INSTRUCTION: With all pictures omitted, return verbatim the lines from the beginning of the records below through the line containing "50000, 60000, 70000];".

DATA EXTRACT:

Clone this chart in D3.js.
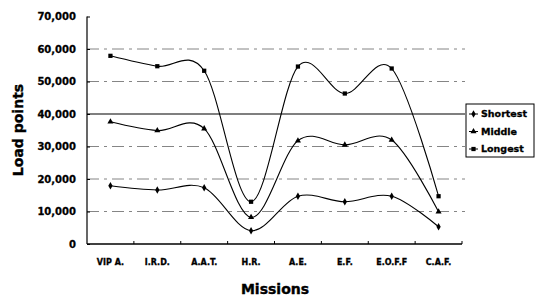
<!DOCTYPE html>
<html>
<head>
<meta charset="utf-8">
<script src="https://cdn.jsdelivr.net/npm/d3@7"></script>
<style>
  body { margin: 0; background: #fff; }
  text { font-family: "DejaVu Sans", sans-serif; font-weight: bold; fill: #000; }
</style>
</head>
<body>
<svg id="chart" width="541" height="296"></svg>
<script>
// Data
const missions = ["VIP A.", "I.R.D.", "A.A.T.", "H.R.", "A.E.", "E.F.", "E.O.F.F", "C.A.F."];
const shortest = [17900, 16600, 17300, 4100, 14700, 13000, 14700, 5300];
const middle = [37600, 34900, 35500, 8200, 31800, 30500, 32000, 9900];
const longest = [57900, 54700, 53300, 13000, 54600, 46300, 54000, 14700];
const seriesNames = ["Shortest", "Middle", "Longest"];
const yTicks = [0, 10000, 20000, 30000, 40000, 50000, 60000, 70000];

const series = [
  { name: "Shortest", values: shortest, symbol: d3.symbolDiamond, size: 16 },
  { name: "Middle", values: middle, symbol: d3.symbolTriangle, size: 16 },
  { name: "Longest", values: longest, symbol: d3.symbolSquare, size: 18 }
];

const svg = d3.select("#chart");

const margin = { left: 87, right: 79, top: 16.5, bottom: 52 };
const width = 541 - margin.left - margin.right;   // 375
const height = 296 - margin.top - margin.bottom;  // 227.5

const g = svg.append("g").attr("transform", `translate(${margin.left},${margin.top})`);

const x = d3.scaleBand().domain(missions).range([0, width]);
const y = d3.scaleLinear().domain([0, 70000]).range([height, 0]);

// Gridlines
g.selectAll(".grid")
  .data(yTicks.filter(t => t > 0 && t < 70000))
  .join("line")
  .attr("x1", 0)
  .attr("x2", width + 3)
  .attr("y1", d => y(d))
  .attr("y2", d => y(d))
  .attr("stroke", d => d === 40000 ? "#000" : "#666")
  .attr("stroke-width", d => d === 40000 ? 1.1 : 0.8)
  .attr("stroke-dasharray", d => d === 40000 ? null : "12,5,3,5");

// Y axis
const yAxis = g.append("g")
  .call(d3.axisLeft(y).tickValues(yTicks).tickSize(-3).tickPadding(11)
    .tickFormat(d3.format(",")));
yAxis.select(".domain").attr("d", `M0,0V${height}`).attr("stroke", "#000").attr("stroke-width", 1.2);
yAxis.selectAll("text").style("font-size", "10px").attr("stroke", "#000").attr("stroke-width", 0.3);

// X axis
const xAxis = g.append("g")
  .attr("transform", `translate(0,${height})`)
  .call(d3.axisBottom(x).tickSize(0).tickPadding(15));
xAxis.select(".domain").attr("d", `M0,0H${width}`).attr("stroke", "#000").attr("stroke-width", 1.5);
xAxis.selectAll("text").style("font-size", "8px").attr("stroke", "#000").attr("stroke-width", 0.3);

// Upward ticks at band boundaries
g.selectAll(".xtick")
  .data(missions)
  .join("line")
  .attr("x1", d => x(d) + x.bandwidth())
  .attr("x2", d => x(d) + x.bandwidth())
  .attr("y1", height)
  .attr("y2", height - 3)
  .attr("stroke", "#000");

// Lines
const line = d3.line()
  .x((d, i) => x(missions[i]) + x.bandwidth() / 2)
  .y(d => y(d))
  .curve(d3.curveCardinal.tension(0));

series.forEach(s => {
  g.append("path")
    .datum(s.values)
    .attr("d", line)
    .attr("fill", "none")
    .attr("stroke", "#000")
    .attr("stroke-width", 1.1);

  g.selectAll(null)
    .data(s.values)
    .join("path")
    .attr("transform", (d, i) => `translate(${x(missions[i]) + x.bandwidth() / 2},${y(d)})`)
    .attr("d", d3.symbol().type(s.symbol).size(s.size))
    .attr("fill", "#000");
});

// Axis titles
svg.append("text")
  .attr("transform", "translate(23,130) rotate(-90)")
  .attr("text-anchor", "middle")
  .style("font-size", "14px")
  .attr("stroke", "#000").attr("stroke-width", 0.4)
  .text("Load points");

svg.append("text")
  .attr("x", 275)
  .attr("y", 294)
  .attr("text-anchor", "middle")
  .style("font-size", "14px")
  .attr("stroke", "#000").attr("stroke-width", 0.4)
  .text("Missions");

// Legend
const legend = svg.append("g").attr("transform", "translate(466,104)");
legend.append("rect")
  .attr("width", 68)
  .attr("height", 53)
  .attr("fill", "#fff")
  .attr("stroke", "#000")
  .attr("stroke-width", 1);

const li = legend.selectAll(".li")
  .data(series)
  .join("g")
  .attr("transform", (d, i) => `translate(0,${10 + i * 17.5})`);
li.append("line").attr("x1", 3).attr("x2", 12).attr("stroke", "#000");
li.append("path")
  .attr("transform", "translate(7.5,0)")
  .attr("d", d => d3.symbol().type(d.symbol).size(d.size)())
  .attr("fill", "#000");
li.append("text")
  .attr("x", 15)
  .attr("dy", "0.35em")
  .style("font-size", "9.5px")
  .attr("stroke", "#000").attr("stroke-width", 0.3)
  .text((d, i) => seriesNames[i]);
</script>
</body>
</html>
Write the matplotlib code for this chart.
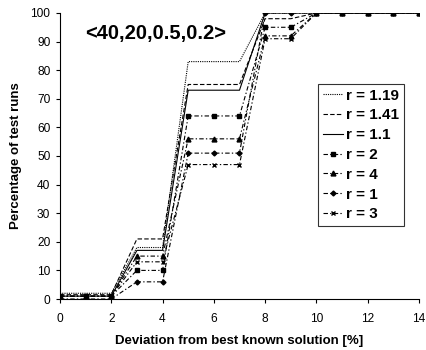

TASK OUTPUT:
Clone this chart in D3.js.
<!DOCTYPE html>
<html>
<head>
<meta charset="utf-8">
<script src="https://cdn.jsdelivr.net/npm/d3@7"></script>
<style>
  body { margin: 0; background: #fff; }
  text { font-family: "DejaVu Sans", sans-serif; font-weight: bold; fill: #000; }
</style>
</head>
<body>
<svg id="chart" width="541" height="296"></svg>
<script>
// Data
const missions = ["VIP A.", "I.R.D.", "A.A.T.", "H.R.", "A.E.", "E.F.", "E.O.F.F", "C.A.F."];
const shortest = [17900, 16600, 17300, 4100, 14700, 13000, 14700, 5300];
const middle = [37600, 34900, 35500, 8200, 31800, 30500, 32000, 9900];
const longest = [57900, 54700, 53300, 13000, 54600, 46300, 54000, 14700];
const seriesNames = ["Shortest", "Middle", "Longest"];
const yTicks = [0, 10000, 20000, 30000, 40000, 50000, 60000, 70000];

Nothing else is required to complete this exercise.